Tuesday’s meeting was the first in-depth
session on Iran held by the security cabinet in months. When Netanyahu came
under criticism in the past for not holding an in-depth meeting in the security
cabinet on such a fateful issue, one counter argument put forward by government
officials was concern that the deliberations would be leaked out of the forum
because it includes 14 voting members and four observers. By comparison,
Menachem Begin’s entire cabinet in 1977 only had 13 ministers.
One
government source said it seemed as if Netanyahu wanted to send a message to the
security cabinet, and to draw a line in the sand that it would be impossible to
hold serious discussions if it was inevitable that the information would leak
out.
Wednesday’s developments led immediately to calls for a smaller body
to be set up to deal with highly sensitive security matters. Foreign Minister
Avigdor Liberman has proposed such a forum as part of his wider plan to change
the governmental system, and Government Services Minister Michael Eitan said the
cabinet should empower a smaller body to deal with the Iranian
question.
“It cannot be that the plague of leaks will nullify the
obligation for consultation,” he said. “The failure of the security cabinet to
keep secrets proves that a government of 29 ministers cannot hold deliberations
without leaks.
The suitable compromise is a smaller forum that can hold
discussions and decide without the unnecessary and dangerous leakage of
information.”
While Netanyahu’s inner cabinet, which is made up of
himself and eight other ministers, can give an advisory opinion on whether to
attack Iran, the law stipulates that the decision needs to be made by the
security cabinet.
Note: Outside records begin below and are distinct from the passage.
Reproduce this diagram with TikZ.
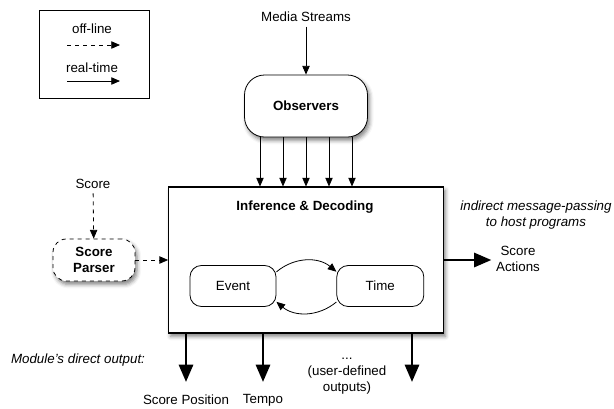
\documentclass[tikz,border=0pt]{standalone}
\usepackage{fontspec}
\setmainfont{Liberation Sans}
\usepackage{tikz}
\usetikzlibrary{positioning}
\usetikzlibrary{arrows.meta}
\usetikzlibrary{shadows,shadows.blur}
\tikzset{
	block/.style={
		rectangle,
		align=center,
		inner sep=0pt,
		rounded corners=.3cm,
		fill=white,
		line width=.6pt
	},
	panel/.style={
		rectangle,
		fill=white,
		line width=.8pt
	},
	soft/.style={
		blur shadow={shadow xshift=1.5pt, shadow yshift=-2.5pt, shadow blur radius=3pt, shadow opacity=50}
	},
	rt/.style={-{Triangle[length=6.5pt,width=5.5pt]}, line width=.6pt},
	ol/.style={rt, dashed},
	bigarrow/.style={-{Triangle[length=13pt,width=10.5pt]}, line width=2.2pt}
}

\begin{document}
\begin{tikzpicture}[x=0.75pt,y=0.75pt]
	\useasboundingbox (0,0) rectangle (614,-408);
	\node[draw, panel, line width=.6pt, minimum width=82.5pt, minimum height=66pt] (legend) at (94,-54) {};
	\node (offline) at (92,-29) {off-line};
	\node (realtime) at (92,-68) {real-time};
	\coordinate (olstart) at (67,-45);
	\coordinate (olend) at (120,-45);
	\coordinate (rtstart) at (67,-81);
	\coordinate (rtend) at (120,-81);
	\draw[ol] (olstart) -- (olend);
	\draw[rt] (rtstart) -- (rtend);
	
	\node (media) at (306,-17) {Media Streams};
	\node[draw, block, soft, font=\bfseries, minimum width=92.25pt, minimum height=46.5pt, rounded corners=15pt] (observers) at (306,-106) {Observers};
	\node[draw, panel, soft, minimum width=206pt, minimum height=109.5pt] (inference) at (306,-260) {};
	\node[font=\bfseries] (title) at (305,-207) {Inference \& Decoding};
	\node[draw, block, minimum width=64.5pt, minimum height=30.75pt] (event) at (233,-286) {Event};
	\node[draw, block, minimum width=65.25pt, minimum height=30.75pt, right=45pt of event] (time) {Time};
	
	\draw[rt] (media) -- (observers);
	\foreach \dx in {-34.5,-17.25,0,17.25,34.5}
		\draw[rt] ([xshift=\dx pt]observers.south) -- ([xshift=\dx pt]inference.north);
	\draw[rt] (event.18) to[bend left=40] (time.162);
	\draw[rt] (time.200) to[bend left=40] (event.340);
	
	\node (score) at (93,-184) {Score};
	\node[draw, block, dashed, soft, font=\bfseries, minimum width=61.5pt, minimum height=31.5pt, rounded corners=10pt] (parser) at (94,-260) {Score\\Parser};
	\draw[ol] (score) -- (parser);
	\draw[ol] (parser) -- (inference);
	
	\node[align=center] (actions) at (518,-259) {Score\\Actions};
	\node[align=center, font=\itshape] (indirect) at (536,-215) {indirect message-passing\\to host programs};
	\draw[bigarrow] (inference.east) -- (inference.east -| actions.west);
	
	\node[font=\itshape] (module) at (78,-360) {Module's direct output:};
	\node (scorepos) at (186,-400) {Score Position};
	\node (tempo) at (263,-400) {Tempo};
	\node[align=center] (userdef) at (347,-376) {...\\(user-defined\\outputs)};
	\coordinate (posout) at (186,-382);
	\coordinate (tempoout) at (263,-382);
	\coordinate (userout) at (412,-382);
	\foreach \o in {posout,tempoout,userout}
		\draw[bigarrow] (inference.south -| \o) -- (\o);
\end{tikzpicture}
\end{document}
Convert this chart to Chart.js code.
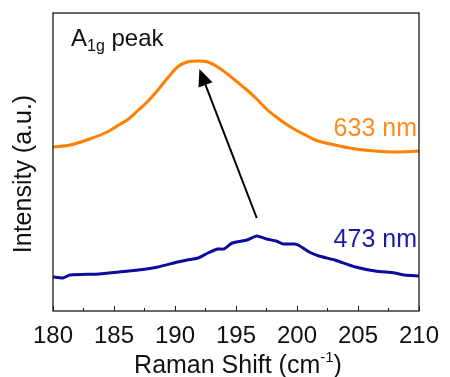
<!DOCTYPE html>
<html>
<head>
<meta charset="utf-8">
<script src="https://cdn.jsdelivr.net/npm/chart.js@4/dist/chart.umd.min.js"></script>
<style>
  html, body { margin: 0; padding: 0; background: #fff; }
  #wrap { width: 450px; height: 377px; }
</style>
</head>
<body>
<div id="wrap"><canvas id="c" width="450" height="377"></canvas></div>
<script>
// Raman shift (cm-1) and intensity (a.u.)
const shift633 = [180.0, 181.4, 183.0, 184.6, 185.4, 186.2, 187.0, 187.8, 188.6, 189.4, 190.2, 191.0, 191.9, 192.7, 193.5, 194.3, 195.1, 195.9, 196.7, 197.5, 198.3, 199.1, 199.9, 200.7, 201.5, 203.1, 204.8, 206.4, 208.0, 210.0];
const intensity633 = [164, 166, 172, 180, 186, 192, 201, 210, 221, 233, 244, 249, 250, 249, 244, 237, 229, 221, 212, 202, 194, 187, 181, 176, 171, 166, 162, 160, 159, 160];

const shift473 = [180.0, 180.8, 181.4, 183.8, 185.4, 187.0, 188.6, 190.2, 191.0, 191.9, 192.7, 193.5, 194.0, 194.7, 195.9, 196.7, 197.5, 198.3, 198.9, 199.8, 200.1, 201.0, 201.8, 203.1, 204.8, 206.4, 208.0, 208.8, 210.0];
const intensity473 = [34, 33, 36, 37, 39, 41, 44, 49, 51, 53, 58, 62, 62, 68, 71, 75, 72, 70, 67, 67, 66, 59, 55, 51, 44, 40, 38, 36, 35];

const xTicks = [180, 185, 190, 195, 200, 205, 210];
const seriesLabels = ['633 nm', '473 nm'];
const peakLabel = ['A', '1g', ' peak'];
const xTitle = ['Raman Shift (cm', '-1', ')'];
const yTitle = 'Intensity (a.u.)';
// arrow from the 473 nm peak to the 633 nm peak (data coordinates)
const arrowFrom = {x: 196.7, y: 93};
const arrowTo = {x: 192.0, y: 242};

const FONT = '"Liberation Sans", Arial, sans-serif';
const ORANGE = '#FF7F00';
const BLUE = '#0B0B9E';

const toXY = (xs, ys) => xs.map((x, i) => ({x, y: ys[i]}));

const decor = {
  id: 'decor',
  afterDraw(chart) {
    const {ctx, chartArea: a, scales} = chart;
    const xs = scales.x, ys = scales.y;
    ctx.save();
    // frame
    ctx.strokeStyle = '#1a1a1a';
    ctx.lineWidth = 1.3;
    ctx.strokeRect(a.left, a.top, a.right - a.left, a.bottom - a.top);
    // inward ticks (major + minor)
    ctx.lineWidth = 1;
    for (let v = 180; v <= 210.01; v += 2.5) {
      const px = Math.round(xs.getPixelForValue(v)) + 0.5;
      const len = (Math.abs(v % 5) < 0.01) ? 5 : 3;
      ctx.beginPath();
      ctx.moveTo(px, a.bottom);
      ctx.lineTo(px, a.bottom - len);
      ctx.stroke();
    }
    // arrow
    const x0 = xs.getPixelForValue(arrowFrom.x), y0 = ys.getPixelForValue(arrowFrom.y);
    const x1 = xs.getPixelForValue(arrowTo.x), y1 = ys.getPixelForValue(arrowTo.y);
    const ang = Math.atan2(y1 - y0, x1 - x0);
    const hl = 17, hw = 7.5;
    const bx = x1 - hl * Math.cos(ang), by = y1 - hl * Math.sin(ang);
    ctx.strokeStyle = '#000';
    ctx.lineWidth = 2;
    ctx.beginPath();
    ctx.moveTo(x0, y0);
    ctx.lineTo(bx, by);
    ctx.stroke();
    ctx.fillStyle = '#000';
    ctx.beginPath();
    ctx.moveTo(x1, y1);
    ctx.lineTo(bx + hw * Math.sin(ang), by - hw * Math.cos(ang));
    ctx.lineTo(bx - hw * Math.sin(ang), by + hw * Math.cos(ang));
    ctx.closePath();
    ctx.fill();
    // series labels
    ctx.textBaseline = 'alphabetic';
    ctx.textAlign = 'right';
    ctx.font = '25px ' + FONT;
    ctx.fillStyle = '#FF8A1C';
    ctx.fillText(seriesLabels[0], 417, 136);
    ctx.fillStyle = '#1A1AA8';
    ctx.fillText(seriesLabels[1], 417, 247);
    // A1g peak
    ctx.textAlign = 'left';
    ctx.fillStyle = '#111';
    let x = 71;
    ctx.font = '24px ' + FONT;
    ctx.fillText(peakLabel[0], x, 46);
    x += ctx.measureText(peakLabel[0]).width;
    ctx.font = '16px ' + FONT;
    ctx.fillText(peakLabel[1], x, 51);
    x += ctx.measureText(peakLabel[1]).width;
    ctx.font = '24px ' + FONT;
    ctx.fillText(peakLabel[2], x, 46);
    // x title with superscript
    ctx.fillStyle = '#111';
    ctx.font = '25px ' + FONT;
    const w1 = ctx.measureText(xTitle[0]).width;
    const w3 = ctx.measureText(xTitle[2]).width;
    ctx.font = '15px ' + FONT;
    const w2 = ctx.measureText(xTitle[1]).width;
    const total = w1 + w2 + w3;
    let tx = (a.left + a.right) / 2 + 2 - total / 2;
    ctx.font = '25px ' + FONT;
    ctx.fillText(xTitle[0], tx, 373);
    tx += w1;
    ctx.font = '15px ' + FONT;
    ctx.fillText(xTitle[1], tx, 362);
    tx += w2;
    ctx.font = '25px ' + FONT;
    ctx.fillText(xTitle[2], tx, 373);
    // y title
    ctx.translate(31, 174);
    ctx.rotate(-Math.PI / 2);
    ctx.textAlign = 'center';
    ctx.font = '25px ' + FONT;
    ctx.fillText(yTitle, 0, 0);
    ctx.restore();
  }
};

new Chart(document.getElementById('c'), {
  type: 'line',
  data: {
    datasets: [
      { label: seriesLabels[0], data: toXY(shift633, intensity633), borderColor: ORANGE, borderWidth: 3, pointRadius: 0, cubicInterpolationMode: 'monotone', fill: false },
      { label: seriesLabels[1], data: toXY(shift473, intensity473), borderColor: BLUE, borderWidth: 3, pointRadius: 0, tension: 0.2, fill: false }
    ]
  },
  options: {
    responsive: false,
    animation: false,
    layout: { padding: { left: 53, right: 25, top: 13, bottom: 0 } },
    plugins: { legend: { display: false }, tooltip: { enabled: false } },
    scales: {
      x: {
        type: 'linear', min: 180, max: 210,
        afterBuildTicks(scale) { scale.ticks = xTicks.map(v => ({value: v})); },
        afterFit(scale) { scale.height = 66; },
        grid: { display: false, drawTicks: false },
        border: { display: false },
        ticks: { color: '#111', font: { family: FONT, size: 24 }, padding: 11, maxRotation: 0, autoSkip: false }
      },
      y: {
        display: false, min: 0, max: 298
      }
    }
  },
  plugins: [decor]
});
</script>
</body>
</html>
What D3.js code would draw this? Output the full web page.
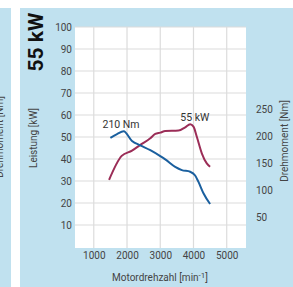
<!DOCTYPE html>
<html><head><meta charset="utf-8">
<script src="https://cdn.jsdelivr.net/npm/d3@7"></script>
<style>html,body{margin:0;padding:0;background:#fff;}svg{display:block;font-family:Roboto,"Liberation Sans",sans-serif;}</style>
</head><body>
<script>
const rpmTicks = [1000, 2000, 3000, 4000, 5000];
const kwTicks = [10, 20, 30, 40, 50, 60, 70, 80, 90, 100];
const nmTicks = [50, 100, 150, 200, 250];
const torqueRpm = [1500, 1700, 1900, 2150, 2400, 2700, 3000, 3150, 3450, 3650, 3900, 4050, 4150, 4300, 4500];
const torqueNm  = [197, 204, 209, 191, 183, 174, 163, 157, 143, 137, 134, 127, 115, 94, 74];
const powerRpm = [1460, 1840, 2150, 2400, 2700, 2850, 3000, 3150, 3550, 3750, 3900, 4000, 4100, 4250, 4400, 4500];
const powerKw  = [30.5, 41.4, 43.8, 46.4, 49.4, 51.4, 52.0, 52.7, 52.9, 54.4, 55.8, 54.7, 50.1, 42.6, 38.0, 36.5];
const annotations = [{text: "210 Nm", rpm: 1820, val: 215, axis: "nm"}, {text: "55 kW", rpm: 4040, val: 57.3, axis: "kw"}];

const W = 293, H = 287;
const svg = d3.select("body").append("svg").attr("width", W).attr("height", H);
const bg = "#c0e1ef", txt = "#444";
svg.append("rect").attr("x", 0).attr("y", 8).attr("width", 11).attr("height", H - 8).attr("fill", bg);
svg.append("rect").attr("x", 20).attr("y", 8).attr("width", W - 20).attr("height", H - 8).attr("fill", bg);

const L = 75, R = 246, T = 27, B = 247;
const x = d3.scaleLinear().domain([435, 5580]).range([L, R]);
const yK = d3.scaleLinear().domain([0, 100]).range([B, T]);
const yN = d3.scaleLinear().domain([-6, 403]).range([B, T]);

svg.append("rect").attr("x", L).attr("y", T).attr("width", R - L).attr("height", B - T + 1).attr("fill", "#fff");

const g = svg.append("g");
g.selectAll(".vg").data(rpmTicks).join("line")
  .attr("x1", d => x(d)).attr("x2", d => x(d)).attr("y1", T).attr("y2", B + 1)
  .attr("stroke", "#dcdcdc").attr("stroke-width", 1.2);
g.selectAll(".hg").data(kwTicks).join("line")
  .attr("x1", L).attr("x2", R).attr("y1", d => yK(d)).attr("y2", d => yK(d))
  .attr("stroke", "#dcdcdc").attr("stroke-width", 1.2);

// axes (labels only)
const axL = svg.append("g").attr("transform", `translate(${L - 2},0)`)
  .call(d3.axisLeft(yK).tickValues(kwTicks).tickSize(0).tickPadding(1));
const axB = svg.append("g").attr("transform", `translate(0,${B + 2})`)
  .call(d3.axisBottom(x).tickValues(rpmTicks).tickSize(0).tickPadding(3).tickFormat(d3.format("d")));
const axR = svg.append("g").attr("transform", `translate(${R + 10},0)`)
  .call(d3.axisRight(yN).tickValues(nmTicks).tickSize(0).tickPadding(0));
[axL, axB, axR].forEach(a => {
  a.select(".domain").remove();
  a.selectAll("text").attr("fill", txt).style("font-size", "10px").style("font-family", "Roboto, sans-serif");
});

const line = (xs, ys, ys2) => d3.line().curve(d3.curveMonotoneX).x((d, i) => x(xs[i])).y((d, i) => ys2(ys[i]));
svg.append("path").datum(powerRpm).attr("d", line(powerRpm, powerKw, yK))
  .attr("fill", "none").attr("stroke", "#9b2d57").attr("stroke-width", 2);
svg.append("path").datum(torqueRpm).attr("d", line(torqueRpm, torqueNm, yN))
  .attr("fill", "none").attr("stroke", "#1a5f9e").attr("stroke-width", 2);

svg.selectAll(".ann").data(annotations).join("text")
  .attr("x", d => x(d.rpm)).attr("y", d => (d.axis === "nm" ? yN(d.val) : yK(d.val)))
  .attr("text-anchor", "middle").attr("fill", "#333").style("font-size", "10.5px").text(d => d.text);

// titles
svg.append("text").attr("transform", "translate(160,281)").attr("text-anchor", "middle")
  .attr("fill", txt).style("font-size", "10px")
  .call(t => { t.append("tspan").text("Motordrehzahl [min"); t.append("tspan").attr("dy", -3).style("font-size", "8px").text("-1"); t.append("tspan").attr("dy", 3).text("]"); });
svg.append("text").attr("transform", "translate(37,138) rotate(-90)").attr("text-anchor", "middle")
  .attr("fill", txt).style("font-size", "10px").text("Leistung [kW]");
svg.append("text").attr("transform", "translate(288,141) rotate(-90)").attr("text-anchor", "middle")
  .attr("fill", txt).style("font-size", "10px").text("Drehmoment [Nm]");
svg.append("text").attr("transform", "translate(3,137) rotate(-90)").attr("text-anchor", "middle")
  .attr("fill", txt).style("font-size", "10px").text("Drehmoment [Nm]");
svg.append("text").attr("transform", "translate(43,42) rotate(-90)").attr("text-anchor", "middle")
  .attr("fill", "#111").style("font-size", "21px").style("font-weight", "bold").text("55 kW");
</script>
</body></html>
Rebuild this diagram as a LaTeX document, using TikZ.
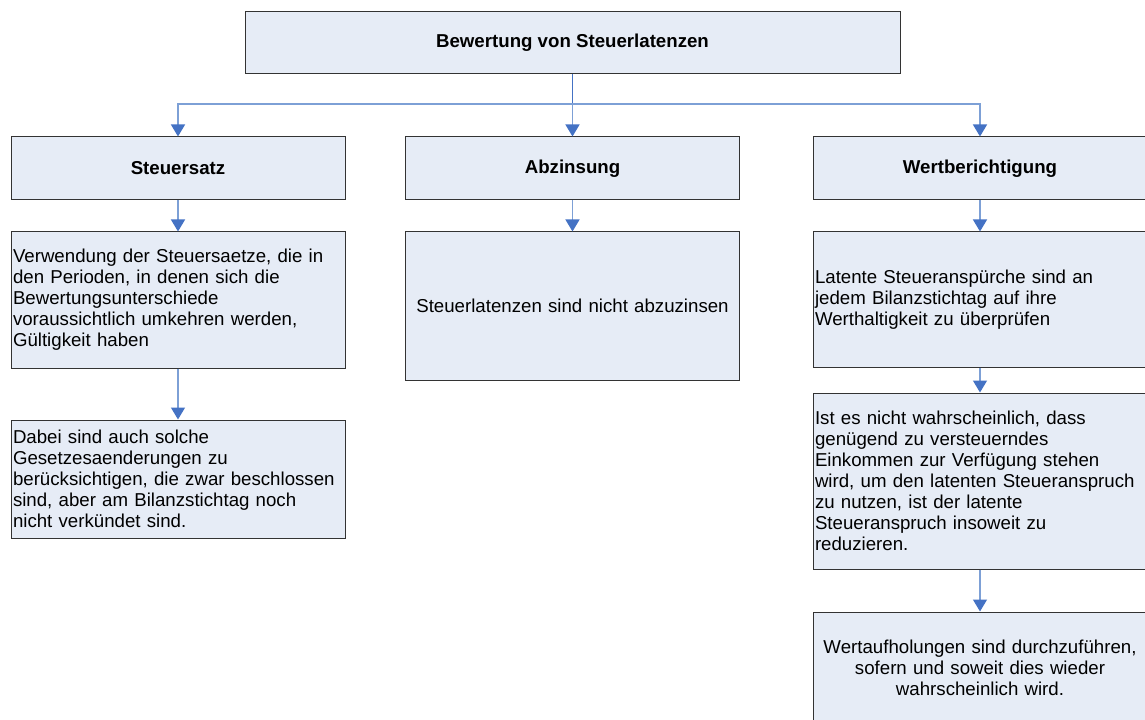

The security cabinet could also choose to bring such a
decision to the full 29-member cabinet, which historically has been the case
when dealing with decisions to go to war or to embark on major military
operations.
Such, for instance, was the case when the decision was made
to launch the Sinai Campaign in 1956, the Six Day War in 1967, and the First
Lebanon War in 1982, as well to embark on the Entebbe raid in 1976 and to attack
the Iraqi nuclear reactor in 1981.
In addition to Netanyahu, the security
cabinet includes Liberman, Defense Minister Ehud Barak, Justice Minister Yaakov
Neeman, Public Security Minister Yitzhak Aharonovitch, Finance Minister Yuval
Steinitz, Construction and Housing Minister Arial Attias, Minister Bennie Begin,
Strategic Affairs Minister Moshe Ya’alon, Interior Minister Eli Yishai, Energy
and Water Minister Uzi Landau, Intelligence Agencies Minister Dan Meridor,
Education Minister Gideon Sa’ar and Regional Development Minister Silvan
Shalom.
The cabinet members with observer status in this forum are
Science and Technology Minister Daniel Herschkowitz, Culture and Sport Minister
Limor Livnat, Agriculture Minister Shalom Simhon and Minister-without- Portfolio
Yossi Peled.
Others at Tuesday’s meeting included Attorney-General
Weinstein, National Security Council head Yaakov Amidror, Chief of General Staff
Lt-Gen.
Benny Gantz and the heads of the Mossad, Shin Bet and Military
Intelligence.
The meeting, which lasted some 10 hours, took place at the
Mossad headquarters in Tel Aviv, with Wednesday’s continuation of the meeting in
Jerusalem.
This is not the first time Netanyahu has had to deal with
leaks to the media.
In July 2010 he ordered polygraph tests for senior
officials in his office after sensitive information was leaked to a
journalist.
Uzi Arad, his national security adviser at the time, lost his
job as a result, though earlier this year the then-deputy attorney-general said
in a Knesset committee meeting that Arad was not the source of the leak.